— START DATASET EXCERPT —

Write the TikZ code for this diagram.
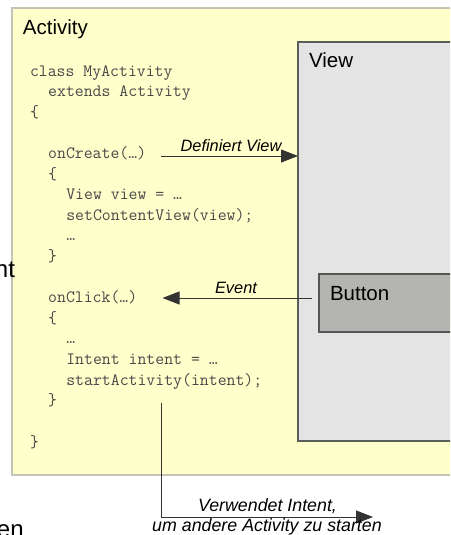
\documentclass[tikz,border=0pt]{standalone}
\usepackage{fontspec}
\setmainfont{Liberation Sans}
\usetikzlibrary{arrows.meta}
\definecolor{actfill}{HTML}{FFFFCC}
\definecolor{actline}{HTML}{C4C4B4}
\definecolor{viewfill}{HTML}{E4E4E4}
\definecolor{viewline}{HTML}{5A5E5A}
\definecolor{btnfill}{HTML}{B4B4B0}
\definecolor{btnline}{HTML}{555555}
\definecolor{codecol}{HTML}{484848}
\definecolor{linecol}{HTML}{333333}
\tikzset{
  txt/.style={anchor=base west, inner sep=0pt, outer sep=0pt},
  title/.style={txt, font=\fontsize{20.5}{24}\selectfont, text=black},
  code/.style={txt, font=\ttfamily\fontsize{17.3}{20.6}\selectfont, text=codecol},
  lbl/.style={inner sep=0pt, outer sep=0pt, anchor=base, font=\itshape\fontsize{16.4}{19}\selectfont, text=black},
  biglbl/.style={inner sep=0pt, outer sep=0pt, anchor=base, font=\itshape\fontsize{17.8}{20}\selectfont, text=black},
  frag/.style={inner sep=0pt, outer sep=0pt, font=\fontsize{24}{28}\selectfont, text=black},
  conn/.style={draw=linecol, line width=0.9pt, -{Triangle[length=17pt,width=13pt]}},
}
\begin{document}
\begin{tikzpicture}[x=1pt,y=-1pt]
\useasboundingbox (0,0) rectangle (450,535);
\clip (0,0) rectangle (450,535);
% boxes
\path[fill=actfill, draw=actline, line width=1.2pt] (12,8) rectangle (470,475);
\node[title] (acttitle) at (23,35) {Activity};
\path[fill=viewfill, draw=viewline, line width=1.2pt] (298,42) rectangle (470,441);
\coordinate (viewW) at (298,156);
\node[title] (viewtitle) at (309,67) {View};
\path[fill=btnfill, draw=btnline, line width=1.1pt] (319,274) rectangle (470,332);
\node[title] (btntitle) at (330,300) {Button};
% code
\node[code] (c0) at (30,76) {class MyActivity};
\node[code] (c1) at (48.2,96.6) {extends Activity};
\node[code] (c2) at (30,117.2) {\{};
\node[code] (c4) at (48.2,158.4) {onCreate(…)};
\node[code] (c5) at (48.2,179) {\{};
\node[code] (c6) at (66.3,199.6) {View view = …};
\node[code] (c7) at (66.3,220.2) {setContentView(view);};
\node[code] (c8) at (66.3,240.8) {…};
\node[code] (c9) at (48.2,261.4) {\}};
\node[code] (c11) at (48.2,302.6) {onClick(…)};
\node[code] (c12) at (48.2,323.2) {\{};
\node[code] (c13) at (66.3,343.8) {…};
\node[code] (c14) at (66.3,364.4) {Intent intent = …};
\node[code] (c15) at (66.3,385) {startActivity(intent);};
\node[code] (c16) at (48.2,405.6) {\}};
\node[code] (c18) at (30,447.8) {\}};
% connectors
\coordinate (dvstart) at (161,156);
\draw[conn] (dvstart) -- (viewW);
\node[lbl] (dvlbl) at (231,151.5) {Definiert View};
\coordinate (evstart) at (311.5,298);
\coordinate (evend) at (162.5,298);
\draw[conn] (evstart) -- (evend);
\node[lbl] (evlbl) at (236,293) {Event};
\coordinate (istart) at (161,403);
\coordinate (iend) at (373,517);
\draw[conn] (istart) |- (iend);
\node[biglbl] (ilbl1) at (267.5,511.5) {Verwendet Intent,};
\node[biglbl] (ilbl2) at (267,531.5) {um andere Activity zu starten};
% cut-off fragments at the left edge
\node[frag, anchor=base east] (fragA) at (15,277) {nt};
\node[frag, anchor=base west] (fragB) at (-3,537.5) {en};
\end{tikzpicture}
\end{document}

— END DATASET EXCERPT —

• **YOUR OBJECTIVE**: Reproduce the full listing faithfully, but do not carry over any pictures.

• **ANSWER TO THIS EXERCISE**:
Write the TikZ code for this diagram.
\documentclass[tikz,border=0pt]{standalone}
\usepackage{fontspec}
\setmainfont{Liberation Sans}
\usetikzlibrary{arrows.meta}
\definecolor{actfill}{HTML}{FFFFCC}
\definecolor{actline}{HTML}{C4C4B4}
\definecolor{viewfill}{HTML}{E4E4E4}
\definecolor{viewline}{HTML}{5A5E5A}
\definecolor{btnfill}{HTML}{B4B4B0}
\definecolor{btnline}{HTML}{555555}
\definecolor{codecol}{HTML}{484848}
\definecolor{linecol}{HTML}{333333}
\tikzset{
  txt/.style={anchor=base west, inner sep=0pt, outer sep=0pt},
  title/.style={txt, font=\fontsize{20.5}{24}\selectfont, text=black},
  code/.style={txt, font=\ttfamily\fontsize{17.3}{20.6}\selectfont, text=codecol},
  lbl/.style={inner sep=0pt, outer sep=0pt, anchor=base, font=\itshape\fontsize{16.4}{19}\selectfont, text=black},
  biglbl/.style={inner sep=0pt, outer sep=0pt, anchor=base, font=\itshape\fontsize{17.8}{20}\selectfont, text=black},
  frag/.style={inner sep=0pt, outer sep=0pt, font=\fontsize{24}{28}\selectfont, text=black},
  conn/.style={draw=linecol, line width=0.9pt, -{Triangle[length=17pt,width=13pt]}},
}
\begin{document}
\begin{tikzpicture}[x=1pt,y=-1pt]
\useasboundingbox (0,0) rectangle (450,535);
\clip (0,0) rectangle (450,535);
% boxes
\path[fill=actfill, draw=actline, line width=1.2pt] (12,8) rectangle (470,475);
\node[title] (acttitle) at (23,35) {Activity};
\path[fill=viewfill, draw=viewline, line width=1.2pt] (298,42) rectangle (470,441);
\coordinate (viewW) at (298,156);
\node[title] (viewtitle) at (309,67) {View};
\path[fill=btnfill, draw=btnline, line width=1.1pt] (319,274) rectangle (470,332);
\node[title] (btntitle) at (330,300) {Button};
% code
\node[code] (c0) at (30,76) {class MyActivity};
\node[code] (c1) at (48.2,96.6) {extends Activity};
\node[code] (c2) at (30,117.2) {\{};
\node[code] (c4) at (48.2,158.4) {onCreate(…)};
\node[code] (c5) at (48.2,179) {\{};
\node[code] (c6) at (66.3,199.6) {View view = …};
\node[code] (c7) at (66.3,220.2) {setContentView(view);};
\node[code] (c8) at (66.3,240.8) {…};
\node[code] (c9) at (48.2,261.4) {\}};
\node[code] (c11) at (48.2,302.6) {onClick(…)};
\node[code] (c12) at (48.2,323.2) {\{};
\node[code] (c13) at (66.3,343.8) {…};
\node[code] (c14) at (66.3,364.4) {Intent intent = …};
\node[code] (c15) at (66.3,385) {startActivity(intent);};
\node[code] (c16) at (48.2,405.6) {\}};
\node[code] (c18) at (30,447.8) {\}};
% connectors
\coordinate (dvstart) at (161,156);
\draw[conn] (dvstart) -- (viewW);
\node[lbl] (dvlbl) at (231,151.5) {Definiert View};
\coordinate (evstart) at (311.5,298);
\coordinate (evend) at (162.5,298);
\draw[conn] (evstart) -- (evend);
\node[lbl] (evlbl) at (236,293) {Event};
\coordinate (istart) at (161,403);
\coordinate (iend) at (373,517);
\draw[conn] (istart) |- (iend);
\node[biglbl] (ilbl1) at (267.5,511.5) {Verwendet Intent,};
\node[biglbl] (ilbl2) at (267,531.5) {um andere Activity zu starten};
% cut-off fragments at the left edge
\node[frag, anchor=base east] (fragA) at (15,277) {nt};
\node[frag, anchor=base west] (fragB) at (-3,537.5) {en};
\end{tikzpicture}
\end{document}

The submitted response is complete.